Description of the task: From the entries below, copy exactly the lines from the one that contains "Generate a component" through the one that contains "Chart.register(...registerables);", both included, and only those.

Supplied data:
==============================

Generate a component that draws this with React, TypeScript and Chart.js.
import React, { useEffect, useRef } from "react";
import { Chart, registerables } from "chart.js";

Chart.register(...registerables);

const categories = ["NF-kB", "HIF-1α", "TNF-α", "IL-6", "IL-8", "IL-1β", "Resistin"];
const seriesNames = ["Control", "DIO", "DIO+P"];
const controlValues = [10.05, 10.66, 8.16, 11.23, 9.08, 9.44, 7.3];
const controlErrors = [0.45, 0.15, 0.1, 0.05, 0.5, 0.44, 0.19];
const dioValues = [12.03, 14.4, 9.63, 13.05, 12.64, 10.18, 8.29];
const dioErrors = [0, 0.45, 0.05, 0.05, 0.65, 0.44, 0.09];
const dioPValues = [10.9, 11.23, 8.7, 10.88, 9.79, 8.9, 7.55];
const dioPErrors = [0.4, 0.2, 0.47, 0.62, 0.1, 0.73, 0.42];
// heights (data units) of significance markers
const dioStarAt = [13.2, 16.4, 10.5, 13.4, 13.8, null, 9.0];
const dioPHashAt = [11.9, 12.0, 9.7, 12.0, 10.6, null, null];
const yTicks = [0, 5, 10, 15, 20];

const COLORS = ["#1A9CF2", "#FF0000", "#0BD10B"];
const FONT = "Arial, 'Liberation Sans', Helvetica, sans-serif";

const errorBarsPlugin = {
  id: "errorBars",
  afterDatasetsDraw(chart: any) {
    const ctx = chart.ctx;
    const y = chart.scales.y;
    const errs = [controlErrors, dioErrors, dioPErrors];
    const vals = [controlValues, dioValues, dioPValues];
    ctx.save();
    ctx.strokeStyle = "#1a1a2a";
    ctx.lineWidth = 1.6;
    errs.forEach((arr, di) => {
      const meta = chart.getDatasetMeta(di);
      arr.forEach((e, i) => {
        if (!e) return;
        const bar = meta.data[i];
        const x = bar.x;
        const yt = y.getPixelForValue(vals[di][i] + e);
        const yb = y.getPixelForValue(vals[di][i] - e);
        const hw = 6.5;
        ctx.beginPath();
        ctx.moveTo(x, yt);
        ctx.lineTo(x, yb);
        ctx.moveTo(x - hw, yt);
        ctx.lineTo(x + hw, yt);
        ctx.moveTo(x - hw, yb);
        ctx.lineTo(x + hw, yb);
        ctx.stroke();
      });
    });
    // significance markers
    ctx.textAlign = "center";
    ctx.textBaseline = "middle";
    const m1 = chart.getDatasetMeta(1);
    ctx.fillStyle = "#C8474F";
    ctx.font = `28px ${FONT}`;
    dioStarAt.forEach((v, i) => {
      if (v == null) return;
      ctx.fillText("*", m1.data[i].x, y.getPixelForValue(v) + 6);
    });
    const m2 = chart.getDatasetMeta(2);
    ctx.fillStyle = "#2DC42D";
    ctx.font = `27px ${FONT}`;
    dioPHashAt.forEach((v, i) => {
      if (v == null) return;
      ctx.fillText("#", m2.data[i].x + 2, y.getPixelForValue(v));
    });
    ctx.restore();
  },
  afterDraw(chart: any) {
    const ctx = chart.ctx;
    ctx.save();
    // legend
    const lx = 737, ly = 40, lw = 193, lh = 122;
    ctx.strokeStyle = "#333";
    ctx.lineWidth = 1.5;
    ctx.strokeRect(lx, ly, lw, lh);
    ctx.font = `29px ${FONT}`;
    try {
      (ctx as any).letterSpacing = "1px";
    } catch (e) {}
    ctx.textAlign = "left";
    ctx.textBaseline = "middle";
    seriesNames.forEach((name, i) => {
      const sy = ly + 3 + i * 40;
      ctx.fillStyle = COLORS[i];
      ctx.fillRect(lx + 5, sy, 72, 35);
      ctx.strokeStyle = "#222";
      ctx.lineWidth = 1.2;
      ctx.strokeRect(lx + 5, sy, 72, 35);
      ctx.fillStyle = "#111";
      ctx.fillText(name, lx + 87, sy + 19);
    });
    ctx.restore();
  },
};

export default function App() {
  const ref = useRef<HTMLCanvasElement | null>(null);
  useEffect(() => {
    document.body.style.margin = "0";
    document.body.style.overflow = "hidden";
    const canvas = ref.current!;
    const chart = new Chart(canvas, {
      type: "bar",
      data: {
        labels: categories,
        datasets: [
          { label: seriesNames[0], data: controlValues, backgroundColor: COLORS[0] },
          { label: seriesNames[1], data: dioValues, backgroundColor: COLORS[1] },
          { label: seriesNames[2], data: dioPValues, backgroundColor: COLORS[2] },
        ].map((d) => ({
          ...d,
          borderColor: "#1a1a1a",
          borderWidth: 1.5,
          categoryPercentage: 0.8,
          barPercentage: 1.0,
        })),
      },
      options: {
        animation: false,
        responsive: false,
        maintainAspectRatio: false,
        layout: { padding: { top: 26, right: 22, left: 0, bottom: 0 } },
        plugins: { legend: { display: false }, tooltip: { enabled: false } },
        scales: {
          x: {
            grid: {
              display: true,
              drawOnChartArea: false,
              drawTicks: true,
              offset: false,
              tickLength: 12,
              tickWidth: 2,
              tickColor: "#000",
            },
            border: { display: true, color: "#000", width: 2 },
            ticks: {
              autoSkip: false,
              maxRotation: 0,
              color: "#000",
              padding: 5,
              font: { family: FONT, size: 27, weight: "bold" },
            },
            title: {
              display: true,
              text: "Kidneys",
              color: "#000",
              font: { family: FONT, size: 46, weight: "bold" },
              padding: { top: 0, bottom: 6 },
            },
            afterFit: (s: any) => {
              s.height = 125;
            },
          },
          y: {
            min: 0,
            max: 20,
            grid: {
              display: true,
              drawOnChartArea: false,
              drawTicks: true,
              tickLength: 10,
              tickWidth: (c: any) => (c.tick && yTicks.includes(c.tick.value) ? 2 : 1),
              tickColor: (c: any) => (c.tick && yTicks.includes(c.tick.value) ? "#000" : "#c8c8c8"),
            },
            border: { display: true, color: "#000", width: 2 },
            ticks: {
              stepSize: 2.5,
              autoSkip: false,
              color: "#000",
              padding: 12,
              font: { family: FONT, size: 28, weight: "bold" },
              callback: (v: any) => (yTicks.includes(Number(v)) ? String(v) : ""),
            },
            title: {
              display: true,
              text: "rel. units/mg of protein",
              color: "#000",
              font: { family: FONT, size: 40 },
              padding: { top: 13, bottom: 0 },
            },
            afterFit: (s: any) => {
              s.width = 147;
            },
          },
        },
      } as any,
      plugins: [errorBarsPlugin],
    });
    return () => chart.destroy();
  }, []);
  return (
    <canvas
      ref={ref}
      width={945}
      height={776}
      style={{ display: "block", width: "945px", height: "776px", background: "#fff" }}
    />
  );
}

==============================

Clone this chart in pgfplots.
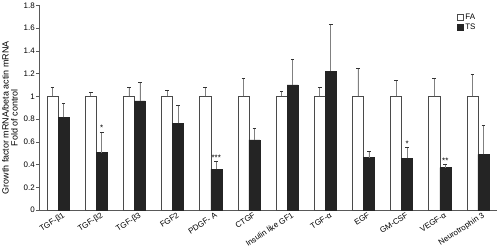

==============================

Finished exercise:
Generate a component that draws this with React, TypeScript and Chart.js.
import React, { useEffect, useRef } from "react";
import { Chart, registerables } from "chart.js";

Chart.register(...registerables);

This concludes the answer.